-- START OF Excerpted data --
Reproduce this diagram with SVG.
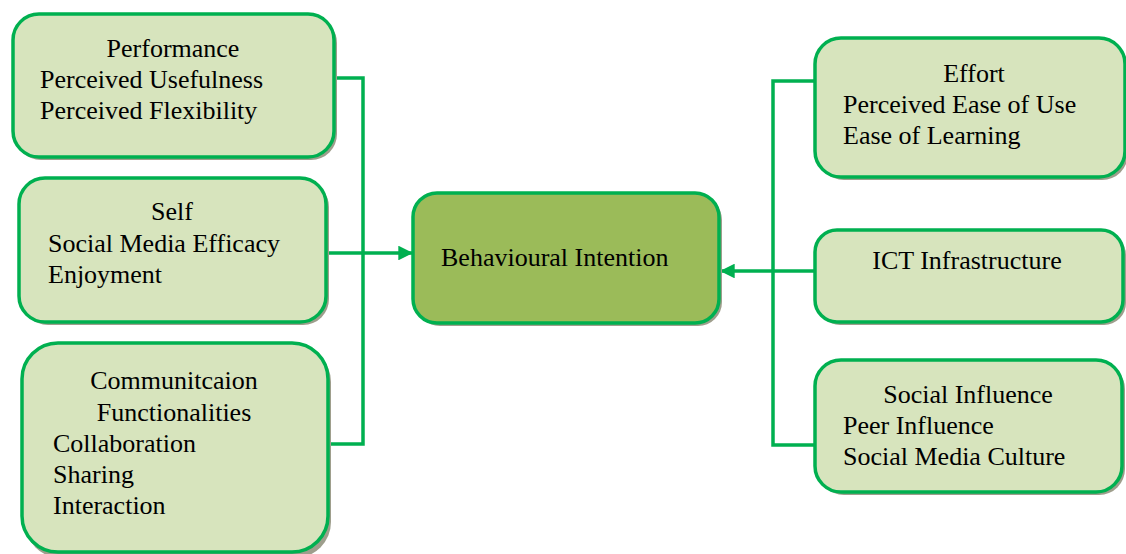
-- END OF Excerpted data --
-- START OF Excerpted data --
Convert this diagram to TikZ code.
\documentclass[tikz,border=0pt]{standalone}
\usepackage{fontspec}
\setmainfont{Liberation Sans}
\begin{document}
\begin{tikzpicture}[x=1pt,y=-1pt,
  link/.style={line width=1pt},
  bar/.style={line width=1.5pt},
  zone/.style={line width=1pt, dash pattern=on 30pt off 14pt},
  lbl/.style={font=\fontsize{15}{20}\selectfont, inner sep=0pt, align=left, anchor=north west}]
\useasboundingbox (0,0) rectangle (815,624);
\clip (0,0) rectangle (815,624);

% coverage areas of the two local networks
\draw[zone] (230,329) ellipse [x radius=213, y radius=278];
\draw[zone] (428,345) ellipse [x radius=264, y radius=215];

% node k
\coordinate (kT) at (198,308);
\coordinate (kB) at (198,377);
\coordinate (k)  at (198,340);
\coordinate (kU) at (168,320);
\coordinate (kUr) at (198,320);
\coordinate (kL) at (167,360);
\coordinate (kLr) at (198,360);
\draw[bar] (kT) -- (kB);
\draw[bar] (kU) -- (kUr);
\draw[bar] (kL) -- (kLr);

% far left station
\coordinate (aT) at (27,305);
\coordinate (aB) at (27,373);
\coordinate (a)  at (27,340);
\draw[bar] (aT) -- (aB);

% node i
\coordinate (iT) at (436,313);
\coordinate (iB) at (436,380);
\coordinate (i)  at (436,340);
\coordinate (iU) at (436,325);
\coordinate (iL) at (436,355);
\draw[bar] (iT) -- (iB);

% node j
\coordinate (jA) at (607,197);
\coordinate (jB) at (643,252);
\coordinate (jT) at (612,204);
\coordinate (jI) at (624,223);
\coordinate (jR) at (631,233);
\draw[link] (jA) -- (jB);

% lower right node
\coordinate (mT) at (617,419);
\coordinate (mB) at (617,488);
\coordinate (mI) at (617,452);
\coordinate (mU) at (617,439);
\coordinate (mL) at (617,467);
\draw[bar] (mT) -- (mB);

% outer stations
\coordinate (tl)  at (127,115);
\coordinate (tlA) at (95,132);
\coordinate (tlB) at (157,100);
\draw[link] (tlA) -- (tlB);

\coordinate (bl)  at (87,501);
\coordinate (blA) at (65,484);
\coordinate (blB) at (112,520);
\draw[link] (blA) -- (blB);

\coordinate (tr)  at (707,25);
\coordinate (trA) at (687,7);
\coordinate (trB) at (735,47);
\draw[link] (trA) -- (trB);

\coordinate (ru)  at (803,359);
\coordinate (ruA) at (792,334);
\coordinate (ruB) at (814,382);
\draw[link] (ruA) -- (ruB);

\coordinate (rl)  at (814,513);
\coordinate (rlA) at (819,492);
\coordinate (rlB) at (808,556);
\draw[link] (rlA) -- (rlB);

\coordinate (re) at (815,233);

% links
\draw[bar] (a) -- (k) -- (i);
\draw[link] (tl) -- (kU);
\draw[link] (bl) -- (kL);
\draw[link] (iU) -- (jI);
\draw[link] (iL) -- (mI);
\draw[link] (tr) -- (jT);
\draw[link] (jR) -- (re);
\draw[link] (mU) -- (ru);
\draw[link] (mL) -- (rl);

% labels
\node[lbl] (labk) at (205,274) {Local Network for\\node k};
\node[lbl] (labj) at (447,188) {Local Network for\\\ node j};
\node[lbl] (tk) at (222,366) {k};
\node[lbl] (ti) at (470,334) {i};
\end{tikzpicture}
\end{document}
-- END OF Excerpted data --
Find the string "this" in the records, then copy each line where it occurs.

Reproduce this diagram with SVG.
Convert this diagram to TikZ code.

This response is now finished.